Summary

Step-by-step tutorial for deploying NVIDIA Cosmos Reason 2B (a vision-language model) on NVIDIA Jetson devices (AGX Thor, AGX Orin, Orin Nano Super) using the vLLM framework, with FP8 quantized weights from NGC and a live webcam interface for real-time physical AI interaction.
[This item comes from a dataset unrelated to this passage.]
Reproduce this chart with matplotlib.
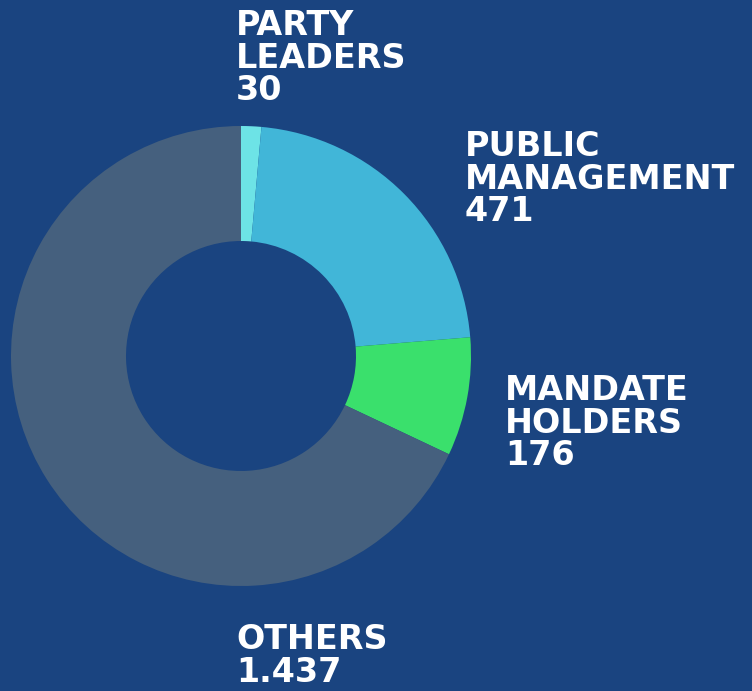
import matplotlib.pyplot as plt

# Donut of profiles by group
groups = ['PARTY\nLEADERS', 'PUBLIC\nMANAGEMENT', 'MANDATE\nHOLDERS', 'OTHERS']
counts = [30, 471, 176, 1437]
colors = ['#6de3e6', '#41b6d8', '#3ae06c', '#45607e']
bg = '#1a4480'

# label anchor (left, top) in pixels of the 752x691 canvas
label_pos = [(236, 9), (465, 130), (505, 374), (236, 623)]

W, H = 752, 691
fig = plt.figure(figsize=(W / 100, H / 100), dpi=100, facecolor=bg)

# axes box around the ring: centre (241, 356), radius 230 px
cx, cy, r = 241, 356, 230
ax = fig.add_axes([(cx - r) / W, (H - cy - r) / H, 2 * r / W, 2 * r / H])
ax.set_facecolor(bg)
ax.pie(counts, colors=colors, startangle=90, counterclock=False, radius=1,
       wedgeprops=dict(width=0.5, linewidth=0))
ax.set_xlim(-1, 1)
ax.set_ylim(-1, 1)
ax.set_aspect('equal')
ax.axis('off')

def fmt(v):
    return f'{v:,}'.replace(',', '.')

for name, v, (x, y) in zip(groups, counts, label_pos):
    fig.text(x / W, 1 - y / H, f'{name}\n{fmt(v)}', ha='left', va='top',
             color='white', fontsize=24, fontweight='bold',
             family='DejaVu Sans', linespacing=0.99)

fig.savefig('out.png', dpi=100, facecolor=bg)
在 NVIDIA Jetson 邊緣設備上部署 NVIDIA Cosmos Reason 2B 視覺語言模型的逐步教程,使用 vLLM 框架和 FP8 量化權重,並提供即時攝像頭界面進行實體 AI 交互。

Key Points

  • Supported devices: Jetson AGX Thor, AGX Orin (64/32GB), Orin Super Nano
  • Model: NVIDIA Cosmos Reason 2B in FP8 quantization (~5GB weights, ~8GB vLLM container)
  • Each device uses different vLLM container images and GPU memory utilization targets
  • Orin Nano Super: limited to 256 token context (memory-constrained) vs 8192 on larger devices
  • Live VLM WebUI connects to vLLM endpoint for webcam-based interactive physical AI
  • Requires NGC account for model checkpoint download

Insights

The Cosmos model on Jetson represents NVIDIA’s push to bring reasoning-capable VLMs to edge robotics platforms. FP8 quantization on Jetson ARM64 hardware shows how inference efficiency techniques (quantization + vLLM serving) now make 2B parameter models viable on compact embedded hardware. The “physical AI” framing positions VLMs not as chat interfaces but as perception backends for robots — a significant use case shift.

Connections

Raw Excerpt

The NVIDIA Jetson family… is purpose-built to drive accelerated applications for physical AI and robotics, providing the optimized runtime necessary for leading open source models.